PURPOSE OF THE STUDY.
The purpose of this study was to estimate the overall prevalence of childhood food allergy, and the severity of food-related allergic reactions in the United States.
Participants included individuals ≥18 years old residing in US households with at least 1 child <18 years old who could complete a Spanish or English survey. The final study population consisted of 38 480 individuals.
A survey was sent to a randomly assigned group of participants determined to be a representative sample of US households with children. The survey asked about previous allergic reactions related to food, date of onset, and method of diagnosis. Data were adjusted for potential biases, and multiple logistic regression models were used to examine associations between household or child characteristics and the diagnosis, prevalence, and severity of food allergy.
The prevalence of overall food allergy was 8% (95% confidence interval [CI]: 7.7–8.3], and the prevalence of multiple food allergies was 2.4% (95% CI: 2.2–2.6). Peanut was most commonly associated with allergic reactions (25.2%), followed by milk (21.1%), and shellfish (17.2%). Prevalence of severe food allergy was 3.1% (95% CI: 2.9–3.3]. Peanut and tree nuts produced the most severe reactions. The overall odds of reported food allergy were higher among Asian and African American children. However, odds of a physician-confirmed food allergy were significantly higher among white children, those with multiple food allergies, and in households with an annual income ≥$50 000. Odds of severe food allergy progressively increased with age and were higher in boys, children with multiple food allergies, and households with an annual income ≥$50 000.
Eight percent of children surveyed had a history of food allergy, corresponding to 5.9 million children in the United States.
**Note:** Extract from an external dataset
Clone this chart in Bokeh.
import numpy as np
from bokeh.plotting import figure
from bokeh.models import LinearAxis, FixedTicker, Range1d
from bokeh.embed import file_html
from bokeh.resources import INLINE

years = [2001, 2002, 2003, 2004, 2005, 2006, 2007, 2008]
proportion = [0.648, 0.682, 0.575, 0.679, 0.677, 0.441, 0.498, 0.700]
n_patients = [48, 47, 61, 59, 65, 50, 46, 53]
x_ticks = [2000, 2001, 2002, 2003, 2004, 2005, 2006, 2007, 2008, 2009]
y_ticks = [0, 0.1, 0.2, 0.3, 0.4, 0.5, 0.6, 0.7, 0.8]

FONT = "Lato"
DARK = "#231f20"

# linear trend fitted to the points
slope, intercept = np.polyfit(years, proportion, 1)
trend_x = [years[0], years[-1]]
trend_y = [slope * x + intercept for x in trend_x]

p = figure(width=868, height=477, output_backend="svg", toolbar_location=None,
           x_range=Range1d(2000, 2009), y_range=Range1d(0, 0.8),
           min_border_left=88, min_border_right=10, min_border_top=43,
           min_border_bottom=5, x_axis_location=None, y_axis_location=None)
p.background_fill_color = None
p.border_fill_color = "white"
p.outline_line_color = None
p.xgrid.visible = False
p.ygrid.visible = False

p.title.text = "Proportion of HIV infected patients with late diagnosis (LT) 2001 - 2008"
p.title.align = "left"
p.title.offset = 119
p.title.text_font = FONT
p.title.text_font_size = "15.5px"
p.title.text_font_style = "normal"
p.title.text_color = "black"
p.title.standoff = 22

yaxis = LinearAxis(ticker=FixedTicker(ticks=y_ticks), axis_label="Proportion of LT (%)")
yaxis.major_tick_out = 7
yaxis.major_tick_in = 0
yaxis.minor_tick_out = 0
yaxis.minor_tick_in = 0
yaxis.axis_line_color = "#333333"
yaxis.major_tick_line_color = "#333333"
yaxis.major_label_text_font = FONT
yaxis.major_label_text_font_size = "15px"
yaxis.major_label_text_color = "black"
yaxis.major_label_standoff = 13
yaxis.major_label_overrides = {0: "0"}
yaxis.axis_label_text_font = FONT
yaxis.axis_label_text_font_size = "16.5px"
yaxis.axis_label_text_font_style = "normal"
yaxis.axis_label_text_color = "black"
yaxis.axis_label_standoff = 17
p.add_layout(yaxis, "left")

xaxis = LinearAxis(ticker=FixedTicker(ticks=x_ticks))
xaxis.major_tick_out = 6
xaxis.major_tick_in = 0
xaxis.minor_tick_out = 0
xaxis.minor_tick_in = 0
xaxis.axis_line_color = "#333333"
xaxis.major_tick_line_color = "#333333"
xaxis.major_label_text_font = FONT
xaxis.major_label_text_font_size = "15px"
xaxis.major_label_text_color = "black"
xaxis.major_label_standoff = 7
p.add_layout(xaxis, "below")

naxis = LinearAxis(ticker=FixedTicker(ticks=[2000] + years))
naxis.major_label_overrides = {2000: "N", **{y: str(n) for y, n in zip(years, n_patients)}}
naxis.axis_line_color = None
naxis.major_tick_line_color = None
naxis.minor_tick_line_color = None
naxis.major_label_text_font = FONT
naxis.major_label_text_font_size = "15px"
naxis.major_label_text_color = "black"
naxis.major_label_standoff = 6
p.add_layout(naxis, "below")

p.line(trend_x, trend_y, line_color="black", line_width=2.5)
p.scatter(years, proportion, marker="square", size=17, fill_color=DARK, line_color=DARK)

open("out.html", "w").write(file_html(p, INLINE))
Of those with food allergy, 38.7% had a history of severe reaction, and 30.4% were allergic to multiple foods. The disparity between reported history of food allergy and physician-confirmed diagnosis of food allergy between races and economic classes might assist in guided strategies to combat food allergy.
This study represents the largest population sample to date and reduces potential biases and limitations of other studies. It emphasizes the large number of children in the United States with food allergy and notes specific characteristics that may increase this risk. Finally, it demonstrates the disparity between race and economic classes of patients with reported versus diagnosed food allergy. All of these results may significantly assist in the creation of strategies for the prevention and treatment of food allergies among various epidemiologic strata.